SQLAlchemy 不能连接两个表之间有两个外键

Question

由于 Manager 类中的这一行 owner_id = Column(Integer, ForeignKey('employees.employee_id'))，下面的代码不起作用。 SQLAlchemy 生成错误消息：

AmbiguousForeignKeysError: Can't determine join between 'employees' and > 'managers';表之间有多个外键约束关系。请明确指定此连接的“onclause”。

请帮忙解决这个问题！

我们的想法是，每个经理都是员工，为某些所有者工作。可能有零个、一个或多个经理为所有者工作。

from sqlalchemy import (Table, Column, Integer, String, create_engine,
    MetaData, ForeignKey)
from sqlalchemy.orm import mapper, create_session
from sqlalchemy.ext.declarative import declarative_base

e = create_engine('sqlite:////tmp/foo.db', echo=True)
Base = declarative_base(bind=e)

class Employee(Base):
    __tablename__ = 'employees'

    employee_id = Column(Integer, primary_key=True)
    name = Column(String(50))
    type = Column(String(30), nullable=False)

    __mapper_args__ = {'polymorphic_on': type}

    def __init__(self, name):
        self.name = name

class Manager(Employee):
    __tablename__ = 'managers'
    __mapper_args__ = {'polymorphic_identity': 'manager'}

    employee_id = Column(Integer, ForeignKey('employees.employee_id'),
                         primary_key=True)
    manager_data = Column(String(50))

    owner_id = Column(Integer, ForeignKey('employees.employee_id'))

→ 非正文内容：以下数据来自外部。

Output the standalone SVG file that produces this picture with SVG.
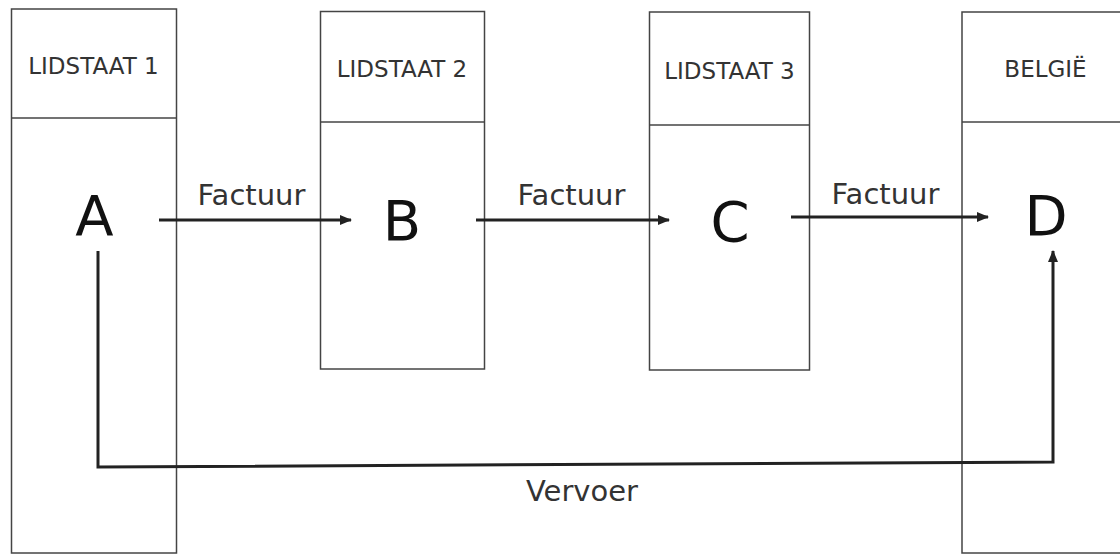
<svg xmlns="http://www.w3.org/2000/svg" width="1120" height="554" viewBox="0 0 1120 554">
  <style>
    .box { fill: none; stroke: #444; stroke-width: 1.5; }
    .hdr { font-family: "DejaVu Sans", Verdana, sans-serif; font-size: 23px; fill: #333; text-anchor: middle; }
    .big { font-family: "DejaVu Sans", Verdana, sans-serif; font-size: 56px; fill: #111; text-anchor: middle; }
    .lbl { font-family: "DejaVu Sans", Verdana, sans-serif; font-size: 29px; fill: #333; text-anchor: middle; }
    .conn { fill: none; stroke: #222; stroke-width: 3; stroke-linejoin: miter; }
  </style>
  <defs>
    <marker id="arrow" markerUnits="userSpaceOnUse" markerWidth="12" markerHeight="10" refX="11" refY="5" orient="auto">
      <path d="M0,0 L12,5 L0,10 z" fill="#222"/>
    </marker>
  </defs>
  <rect width="1120" height="554" fill="#fff"/>

  <g id="lidstaat1">
    <rect class="box" x="11.5" y="9" width="165" height="544"/>
    <line class="box" x1="11.5" y1="118" x2="176.5" y2="118"/>
    <text class="hdr" x="93.5" y="74">LIDSTAAT 1</text>
    <text class="big" x="94.5" y="235">A</text>
  </g>
  <g id="lidstaat2">
    <rect class="box" x="320.5" y="11.5" width="164" height="357.5"/>
    <line class="box" x1="320.5" y1="122" x2="484.5" y2="122"/>
    <text class="hdr" x="402" y="77">LIDSTAAT 2</text>
    <text class="big" x="402" y="240">B</text>
  </g>
  <g id="lidstaat3">
    <rect class="box" x="649.5" y="12" width="160" height="358"/>
    <line class="box" x1="649.5" y1="125" x2="809.5" y2="125"/>
    <text class="hdr" x="729.5" y="79">LIDSTAAT 3</text>
    <text class="big" x="730" y="241">C</text>
  </g>
  <g id="belgie">
    <rect class="box" x="962" y="12" width="200" height="541"/>
    <line class="box" x1="962" y1="122" x2="1120" y2="122"/>
    <text class="hdr" x="1045.5" y="77">BELGIË</text>
    <text class="big" x="1046" y="235">D</text>
  </g>

  <g id="connectors">
    <line class="conn" x1="159" y1="220" x2="351" y2="220" marker-end="url(#arrow)"/>
    <text class="lbl" x="251.5" y="205">Factuur</text>
    <line class="conn" x1="476" y1="220" x2="669" y2="220" marker-end="url(#arrow)"/>
    <text class="lbl" x="571.5" y="205">Factuur</text>
    <line class="conn" x1="791" y1="217" x2="988" y2="217" marker-end="url(#arrow)"/>
    <text class="lbl" x="885.5" y="204">Factuur</text>
    <polyline class="conn" points="98,251 98,467 1053,462 1053,251" marker-end="url(#arrow)"/>
    <text class="lbl" x="582" y="501">Vervoer</text>
  </g>
</svg>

    def __init__(self, name, manager_data):
        super(Manager, self).__init__(name)
        self.manager_data = manager_data

class Owner(Manager):
    __tablename__ = 'owners'
    __mapper_args__ = {'polymorphic_identity': 'owner'}

    employee_id = Column(Integer, ForeignKey('managers.employee_id'),
                         primary_key=True)
    owner_secret = Column(String(50))

    def __init__(self, name, manager_data, owner_secret):
        super(Owner, self).__init__(name, manager_data)
        self.owner_secret = owner_secret

Base.metadata.drop_all()
Base.metadata.create_all()

s = create_session(bind=e, autoflush=True, autocommit=False)    
o = Owner('nosklo', 'mgr001', 'ownerpwd')
s.add(o)
s.commit()

Answer 1

SQLAlchemy 对如何将Manager 连接到Employee 感到困惑，因为在employee_id 和owner_id 这两个表之间有多个外键。在这种情况下，您需要将inherit_condition 明确指定给映射器：

class Manager(Employee):
    __tablename__ = 'managers'

    employee_id = Column(Integer, ForeignKey('employees.employee_id'),
                         primary_key=True)
    manager_data = Column(String(50))

    owner_id = Column(Integer, ForeignKey('employees.employee_id'))

    __mapper_args__ = {'polymorphic_identity': 'manager', 'inherit_condition': employee_id == Employee.employee_id}

Answer 2

您既要扩展父模型，又要定义与同一个父模型的关系。

只需使用一种方式，您可以简单地创建关系并让所有模型扩展基类

class Employee(Base):
    __tablename__ = 'employees'

    employee_id = Column(Integer, primary_key=True)
    ...
class Owner(Base):
    __tablename__ = 'owners'
    __mapper_args__ = {'polymorphic_identity': 'owner'}
    owner_id = Column(Integer, primary_key=True)
    ...
    ...
class Manager(Base):
    __tablename__ = 'managers'
    __mapper_args__ = {'polymorphic_identity': 'manager'}

    manager_id = Column(Integer, primary_key=True)
    employee_id = Column(Integer, ForeignKey('employees.employee_id'), primary_key=True)
    owner_id = Column(Integer, ForeignKey('owners.owner_id'))
    ...
    ...

在指示为 .... 的地方添加其余相关字段。